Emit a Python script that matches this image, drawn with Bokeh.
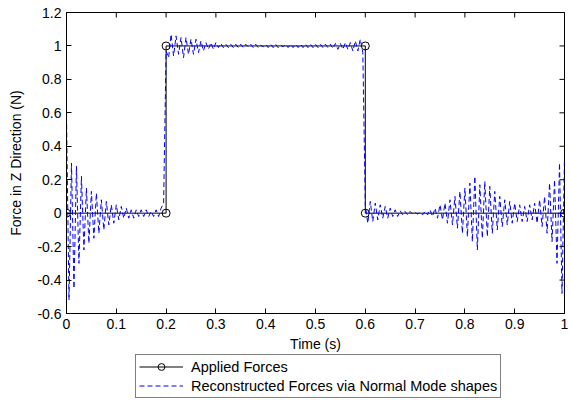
import numpy as np
from bokeh.plotting import figure
from bokeh.layouts import column
from bokeh.models import (Range1d, FixedTicker, Legend, LegendItem,
                          CustomJSTickFormatter)
from bokeh.embed import file_html
from bokeh.resources import INLINE

# ---- data ----
applied_t = [0.0, 0.2, 0.2, 0.6, 0.6, 1.0]
applied_f = [0.0, 0.0, 1.0, 1.0, 0.0, 0.0]

recon_low1 = [0.58, -0.52, 0.30, -0.45, 0.28, -0.30, 0.22, -0.22, 0.15, -0.18,
              0.13, -0.15, 0.12, -0.12, 0.08, -0.10, 0.07, -0.07, 0.05, -0.06,
              0.05, -0.04, 0.04, -0.03, 0.03, -0.03, 0.02, -0.03, 0.02, -0.02,
              0.02, -0.02, 0.02, -0.02, 0.01, -0.02, 0.02, -0.02, 0.03, 0.06]
recon_high = [0.97, 0.93, 1.07, 0.94, 1.06, 0.95, 1.05, 0.93, 1.05, 0.95,
              1.04, 0.95, 1.04, 0.96, 1.03, 0.97, 1.02, 0.98, 1.02, 0.98,
              1.02, 0.99, 1.015, 0.99, 1.01, 0.99, 1.01, 0.99, 1.01, 0.99,
              1.01, 0.99, 1.01, 0.995, 1.01, 0.99, 1.01, 0.99, 1.005, 0.995,
              1.01, 0.99, 1.01, 0.99, 1.01, 0.99, 1.005, 0.995, 1.01, 0.99,
              1.01, 0.99, 1.01, 0.99, 1.01, 0.99, 1.01, 0.99, 1.01, 0.99,
              1.01, 0.99, 1.01, 0.99, 1.01, 0.99, 1.01, 0.985, 1.015, 0.98,
              1.015, 0.98, 1.02, 0.98, 1.02, 0.97, 1.03, 0.97, 1.04, 0.96]
recon_low2 = [0.05, -0.06, 0.07, -0.05, 0.06, -0.04, 0.05, -0.03, 0.04, -0.03,
              0.03, -0.02, 0.02, -0.02, 0.015, -0.01, 0.01, -0.01, 0.01, -0.005,
              0.005, -0.005, 0.005, -0.01, 0.01, -0.01, 0.02, -0.02, 0.03, -0.03,
              0.05, -0.04, 0.06, -0.06, 0.08, -0.07, 0.10, -0.09, 0.13, -0.12,
              0.15, -0.14, 0.18, -0.17, 0.22, -0.22, 0.17, -0.15, 0.19, -0.14,
              0.16, -0.12, 0.13, -0.10, 0.10, -0.08, 0.08, -0.07, 0.07, -0.06,
              0.06, -0.05, 0.05, -0.05, 0.04, -0.05, 0.05, -0.04, 0.06, -0.06,
              0.08, -0.08, 0.10, -0.12, 0.18, -0.17, 0.20, -0.30, 0.30, -0.48,
              0.33]
recon_f = recon_low1 + recon_high + recon_low2
recon_t = list(np.round(np.arange(len(recon_f)) * 0.005, 4))

x_ticks = [0, 0.1, 0.2, 0.3, 0.4, 0.5, 0.6, 0.7, 0.8, 0.9, 1.0]
y_ticks = [-0.6, -0.4, -0.2, 0, 0.2, 0.4, 0.6, 0.8, 1.0, 1.2]
x_min, x_max = 0.0, 1.0
y_min, y_max = -0.6, 1.2

labels = ["Applied Forces", "Reconstructed Forces via Normal Mode shapes"]

FONT = "Liberation Sans"
BLUE = "#0000ff"

p = figure(width=571, height=354, output_backend="svg", toolbar_location=None,
           x_range=Range1d(x_min, x_max), y_range=Range1d(y_min, y_max),
           min_border_left=66, min_border_right=7, min_border_top=12,
           min_border_bottom=41)
p.xgrid.visible = False
p.ygrid.visible = False
p.outline_line_color = "black"
p.outline_line_alpha = 1
p.background_fill_color = "white"
p.border_fill_color = "white"

fmt = CustomJSTickFormatter(code="return String(Math.round(tick*10)/10)")
for ax, ticks in ((p.xaxis[0], x_ticks), (p.yaxis[0], y_ticks)):
    ax.ticker = FixedTicker(ticks=ticks)
    ax.formatter = fmt
    ax.major_tick_in = 5
    ax.major_tick_out = 0
    ax.minor_tick_line_color = None
    ax.axis_line_color = "black"
    ax.major_tick_line_color = "black"
    ax.major_label_text_font = FONT
    ax.major_label_text_font_size = "14px"
    ax.major_label_text_color = "black"
    ax.axis_label_text_font = FONT
    ax.axis_label_text_font_size = "14px"
    ax.axis_label_text_font_style = "normal"
    ax.axis_label_text_color = "black"

p.xaxis.axis_label = "Time (s)"
p.yaxis.axis_label = "Force in Z Direction (N)"
p.xaxis.major_label_standoff = 5
p.xaxis.axis_label_standoff = 4
p.yaxis.major_label_standoff = 5
p.yaxis.axis_label_standoff = 10

# inward ticks on the top and right edges of the box (half of each dash is clipped)
p.scatter(x_ticks, [y_max] * len(x_ticks), marker="dash", size=10, angle=np.pi / 2,
          line_color="black", line_width=1)
p.scatter([x_max] * len(y_ticks), y_ticks, marker="dash", size=10,
          line_color="black", line_width=1)

p.line(applied_t, applied_f, line_color="black", line_width=1)
p.scatter(applied_t, applied_f, marker="circle", size=8, line_color="black",
          fill_color=None, line_width=1)
p.line(recon_t, recon_f, line_color=BLUE, line_width=1, line_dash="5 3")

# legend strip below the axes (its frame is aligned with the plot frame above)
q = figure(width=571, height=46, output_backend="svg", toolbar_location=None,
           x_range=Range1d(0, 1), y_range=Range1d(0, 1),
           x_axis_type=None, y_axis_type=None,
           min_border_left=0, min_border_right=0, min_border_top=0,
           min_border_bottom=0)
q.xgrid.visible = False
q.ygrid.visible = False
q.outline_line_color = None
q.border_fill_color = "white"
# legend stand-ins drawn off-range, so only their legend samples show
ql1 = q.line([-3, -2], [-3, -2], line_color="black", line_width=1)
qm1 = q.scatter([-3, -2], [-3, -2], marker="circle", size=8, line_color="black",
                fill_color=None, line_width=1)
ql2 = q.line([-3, -2], [-3, -2], line_color=BLUE, line_width=1, line_dash="5 3")

legend = Legend(items=[LegendItem(label=labels[0], renderers=[ql1, qm1]),
                       LegendItem(label=labels[1], renderers=[ql2])],
                location=(69, 2), orientation="vertical",
                label_text_font=FONT, label_text_font_size="14.5px",
                label_text_color="black",
                glyph_width=44, glyph_height=17, label_height=17,
                spacing=2, padding=3, margin=0, label_standoff=8,
                border_line_color="black", border_line_width=1,
                background_fill_color="white", background_fill_alpha=1)
q.add_layout(legend, "center")

layout = column(p, q, spacing=0)
open("out.html", "w").write(file_html(layout, INLINE))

Aim of the task: Scan the material above for the word "drawn". Copy each line where it occurs.

Full solution:
Emit a Python script that matches this image, drawn with Bokeh.
# legend stand-ins drawn off-range, so only their legend samples show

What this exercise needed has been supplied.